WRITTEN TASK - Word for word, print each line of the listing below; pictures stay out.

*** DATASET EXCERPT ***

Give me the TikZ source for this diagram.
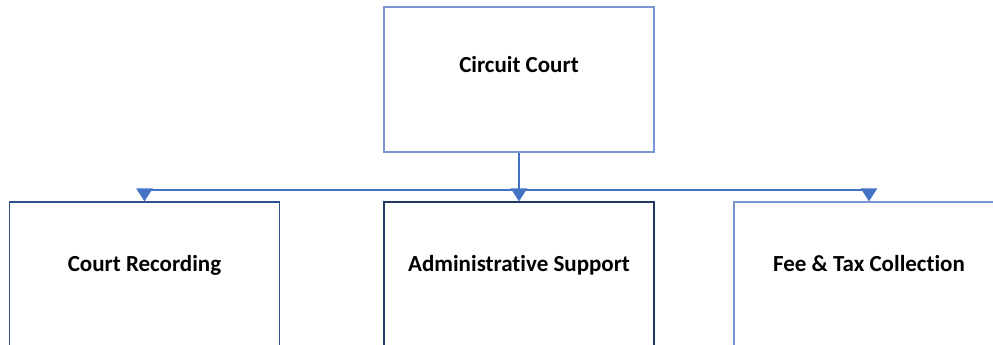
\documentclass[tikz,border=0pt]{standalone}
\usepackage{fontspec}
\setmainfont{Carlito}[Ligatures=NoCommon]
\usepackage{tikz}
\usetikzlibrary{arrows.meta, positioning}
\definecolor{myblue}{RGB}{68,114,196}
\definecolor{mylight}{RGB}{120,150,210}
\definecolor{mydark}{RGB}{47,82,143}
\definecolor{mynavy}{RGB}{32,56,100}
\tikzset{
  orgbox/.style={rectangle, minimum width=270pt, minimum height=200pt,
    line width=1.2pt, fill=white},
  topbox/.style={orgbox, draw=mylight, minimum height=145pt},
  boxlabel/.style={font=\fontsize{23}{27}\selectfont\bfseries, text=black, anchor=base},
  arrow/.style={-{Triangle[width=16pt,length=13pt]}, line width=2.6pt, color=myblue}
}
\begin{document}
\begin{tikzpicture}[x=1pt, y=-1pt]
  \useasboundingbox (0,0) rectangle (993,345);
  \clip (0,0) rectangle (993,345);

  % Top level
  \node[topbox] (court) at (519,79.5) {};
  \node[boxlabel] (courtlabel) at (519,72) {Circuit Court};

  % Offices
  \node[orgbox, draw=mydark] (rec) at (144.5,302) {};
  \node[orgbox, draw=mynavy] (admin) at (519,302) {};
  \node[orgbox, draw=mylight] (fee) at (869,302) {};
  \node[boxlabel] (reclabel) at (144.5,271) {Court Recording};
  \node[boxlabel] (adminlabel) at (519,271) {Administrative Support};
  \node[boxlabel] (feelabel) at (869,271) {Fee \& Tax Collection};

  % Connectors
  \coordinate (bus) at (519,190);
  \draw[arrow] (court.south) -- (admin.north);
  \draw[arrow] (bus) -| (rec.north);
  \draw[arrow] (bus) -| (fee.north);
\end{tikzpicture}
\end{document}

***

CORRECT ANSWER -
Give me the TikZ source for this diagram.
\documentclass[tikz,border=0pt]{standalone}
\usepackage{fontspec}
\setmainfont{Carlito}[Ligatures=NoCommon]
\usepackage{tikz}
\usetikzlibrary{arrows.meta, positioning}
\definecolor{myblue}{RGB}{68,114,196}
\definecolor{mylight}{RGB}{120,150,210}
\definecolor{mydark}{RGB}{47,82,143}
\definecolor{mynavy}{RGB}{32,56,100}
\tikzset{
  orgbox/.style={rectangle, minimum width=270pt, minimum height=200pt,
    line width=1.2pt, fill=white},
  topbox/.style={orgbox, draw=mylight, minimum height=145pt},
  boxlabel/.style={font=\fontsize{23}{27}\selectfont\bfseries, text=black, anchor=base},
  arrow/.style={-{Triangle[width=16pt,length=13pt]}, line width=2.6pt, color=myblue}
}
\begin{document}
\begin{tikzpicture}[x=1pt, y=-1pt]
  \useasboundingbox (0,0) rectangle (993,345);
  \clip (0,0) rectangle (993,345);

  % Top level
  \node[topbox] (court) at (519,79.5) {};
  \node[boxlabel] (courtlabel) at (519,72) {Circuit Court};

  % Offices
  \node[orgbox, draw=mydark] (rec) at (144.5,302) {};
  \node[orgbox, draw=mynavy] (admin) at (519,302) {};
  \node[orgbox, draw=mylight] (fee) at (869,302) {};
  \node[boxlabel] (reclabel) at (144.5,271) {Court Recording};
  \node[boxlabel] (adminlabel) at (519,271) {Administrative Support};
  \node[boxlabel] (feelabel) at (869,271) {Fee \& Tax Collection};

  % Connectors
  \coordinate (bus) at (519,190);
  \draw[arrow] (court.south) -- (admin.north);
  \draw[arrow] (bus) -| (rec.north);
  \draw[arrow] (bus) -| (fee.north);
\end{tikzpicture}
\end{document}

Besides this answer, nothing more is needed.